In this story, the man builds houses his entire life, and, under the guidance of a master architect, even becomes competent at his craft—yet the houses he builds are never “his own.”  In the same way, a student may study for countless years, even acquiring certain skills, but unless he or she learns to integrate the information and make it relevant within the context of his or her own life experience, he or she will eventually burn out, become discouraged, or simply arrive at the conclusion that there is no point to such efforts.  In this case, he or she will be left to live in a flimsy “house”—a house that is strung together solely by means of other people’s ideas, and constructed without any self-insight or self-knowledge.  One point of this story, as I see it, is that we are each responsible for our own education, and that, in the end, the “house” we choose to build is the house we will live in for the remainder of our lives.  If, with a combination of skill, creativity, self-insight, and guidance from a master teacher (who is, him or herself, always also a learner!), we are able to construct a solid, spacious, and aesthetic house, we have accomplished more than most.


[i] Rudolph Steiner, Study of Man: General Education Course (East Sussex: Rudolph Steiner Press, 2004), 24.

[ii] Parker J. Palmer, The Courage to Teach: Exploring the Inner Landscape of a Teacher’s Life (San Francisco: Jossey-Bass, 1998), 2.

[iii] Ibid., 2-3.

[iv] bell hooks, Teaching to Transgress: Education as the Practice of Freedom (New York: Routledge, 1994), 12.

[v] Ibid.

[vi] Ibid., 15.

[vii] Ibid., 13.

[viii] In the Islamic tradition, Azrael is the angel of death who comes to take those who are on the brink of death.

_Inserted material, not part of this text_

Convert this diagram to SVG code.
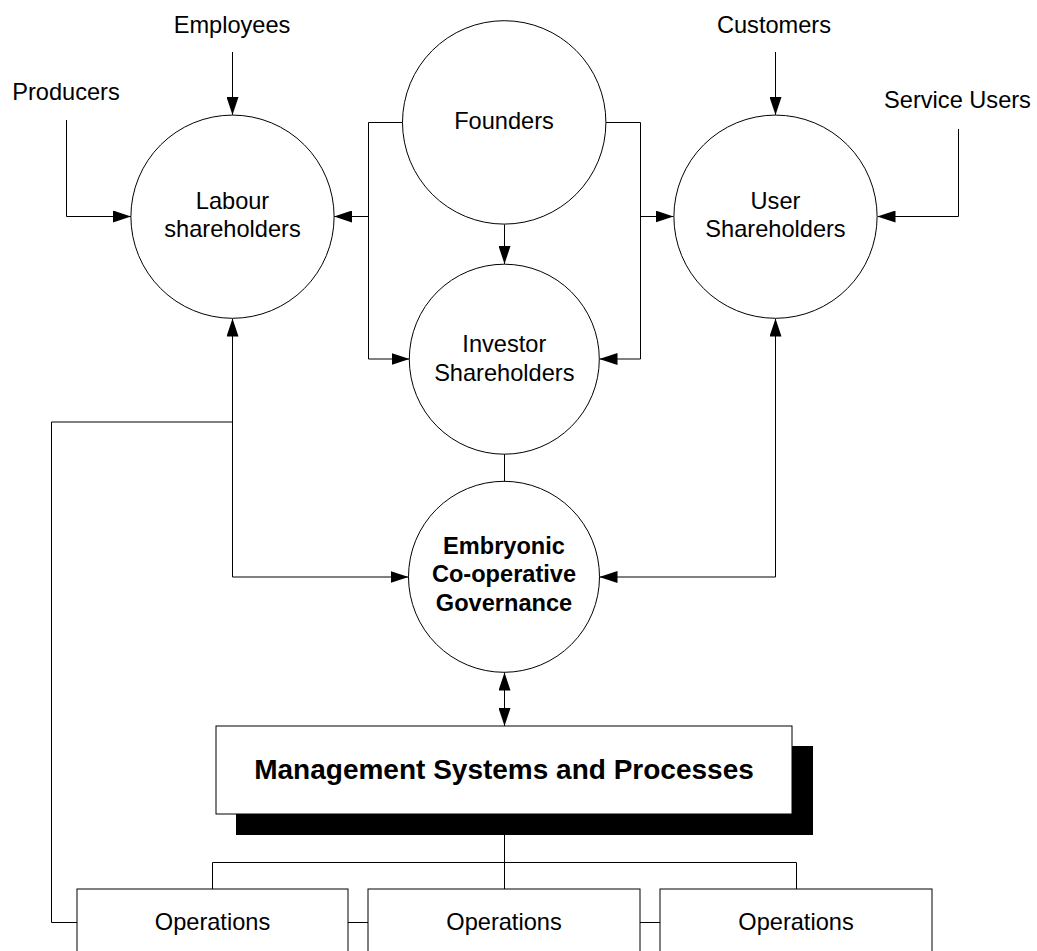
<svg xmlns="http://www.w3.org/2000/svg" width="1037" height="951" viewBox="0 0 1037 951">
<style>
  .t { font-family: "Liberation Sans", Arial, sans-serif; font-size: 23.6px; fill: #000; text-anchor: middle; }
  .b { font-weight: bold; }
  .node { fill: #fff; stroke: #000; stroke-width: 1; }
  .c { fill: none; stroke: #000; stroke-width: 1; }
</style>
<defs>
  <marker id="ah" markerUnits="userSpaceOnUse" markerWidth="18" markerHeight="12" refX="18" refY="6" orient="auto-start-reverse">
    <path d="M0,0 L18,6 L0,12 Z" fill="#000"/>
  </marker>
</defs>
<rect width="1037" height="951" fill="#fff"/>

<g id="connectors">
  <path class="c" d="M232.5,52 V115" marker-end="url(#ah)"/>
  <path class="c" d="M66.5,120 V216.5 H131" marker-end="url(#ah)"/>
  <path class="c" d="M775.5,52 V115" marker-end="url(#ah)"/>
  <path class="c" d="M958.5,129 V216.5 H877.5" marker-end="url(#ah)"/>
  <path class="c" d="M402.5,122.5 H368.5 V359 H409.5" marker-end="url(#ah)"/>
  <path class="c" d="M368.5,216.5 H334" marker-end="url(#ah)"/>
  <path class="c" d="M606,122.5 H640.5 V359 H599.5" marker-end="url(#ah)"/>
  <path class="c" d="M640.5,216.5 H673.5" marker-end="url(#ah)"/>
  <path class="c" d="M504.5,224.5 V264" marker-end="url(#ah)"/>
  <path class="c" d="M504.5,454 V481.5"/>
  <path class="c" d="M232.5,577 V318.5" marker-end="url(#ah)"/>
  <path class="c" d="M232.5,577 H408.5" marker-end="url(#ah)"/>
  <path class="c" d="M232.5,422 H51.5 V922.5 H77"/>
  <path class="c" d="M775.5,577 V318.5" marker-end="url(#ah)"/>
  <path class="c" d="M775.5,577 H599.5" marker-end="url(#ah)"/>
  <path class="c" d="M504.5,672.5 V726" marker-start="url(#ah)" marker-end="url(#ah)"/>
  <path class="c" d="M504.5,814 V889"/>
  <path class="c" d="M212.5,889 V862.5 H796.5 V889"/>
  <path class="c" d="M348,922.5 H368"/>
  <path class="c" d="M640,922.5 H660"/>
</g>

<g id="employees"><text class="t" x="232" y="33">Employees</text></g>
<g id="producers"><text class="t" x="66" y="100">Producers</text></g>
<g id="customers"><text class="t" x="774" y="33">Customers</text></g>
<g id="service-users"><text class="t" x="957.5" y="108">Service Users</text></g>

<g id="founders">
  <circle class="node" cx="504.2" cy="122.4" r="101.7"/>
  <text class="t" x="504" y="129">Founders</text>
</g>
<g id="labour">
  <circle class="node" cx="232.5" cy="216.7" r="101.6"/>
  <text class="t" x="232.5" y="209">Labour</text>
  <text class="t" x="232.5" y="237.3">shareholders</text>
</g>
<g id="user">
  <circle class="node" cx="775.5" cy="216.7" r="101.6"/>
  <text class="t" x="775.5" y="209">User</text>
  <text class="t" x="775.5" y="237.3">Shareholders</text>
</g>
<g id="investor">
  <circle class="node" cx="504.3" cy="359.2" r="95"/>
  <text class="t" x="504.3" y="351.7">Investor</text>
  <text class="t" x="504.3" y="381">Shareholders</text>
</g>
<g id="embryonic">
  <circle class="node" cx="504" cy="576.8" r="95.5"/>
  <text class="t b" x="504" y="554">Embryonic</text>
  <text class="t b" x="504" y="582.3">Co-operative</text>
  <text class="t b" x="504" y="611">Governance</text>
</g>
<g id="management">
  <rect x="236" y="746" width="577" height="89" fill="#000"/>
  <rect class="node" x="216" y="726" width="576" height="88"/>
  <text class="t b" x="504" y="779" style="font-size:28px">Management Systems and Processes</text>
</g>
<g id="operations-1">
  <rect class="node" x="77" y="889" width="271" height="80"/>
  <text class="t" x="212.5" y="930">Operations</text>
</g>
<g id="operations-2">
  <rect class="node" x="368" y="889" width="272" height="80"/>
  <text class="t" x="504" y="930">Operations</text>
</g>
<g id="operations-3">
  <rect class="node" x="660" y="889" width="272" height="80"/>
  <text class="t" x="796" y="930">Operations</text>
</g>
</svg>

[ix] bell hooks, Teaching to Transgress: Education as the Practice of Freedom (New York: Routledge, 1994), 12.

[x] Mary Field Belenky et al., Women’s Ways of Knowing: The Development of Self, Voice, and Mind (New York: Basic Books, 1986) 35-133.

[xi] According to these authors, “received knowers” assume the correct answer exists outside themselves only, while “subjective knowers” assume that instinctual or intuitive knowledge is more reliable than any external authority, and initially tend to reject “outside” answers, especially when those answers contradict what their own instincts tell them.

[xii] Belenky et al., Women’s Ways of Knowing, 104.

[xiii] Ibid., 113.

[xiv] Ibid., 115.

[xv] Ibid., 133.

[xvi] Susan E. Hill, et al., “Transgressions: Teaching According to ‘bell hooks.’” The Nea Higher Education Journal,

p. 45

[xvii] Amir Sabzevary, lecture, Sierra College, Rocklin, CA, February 2003.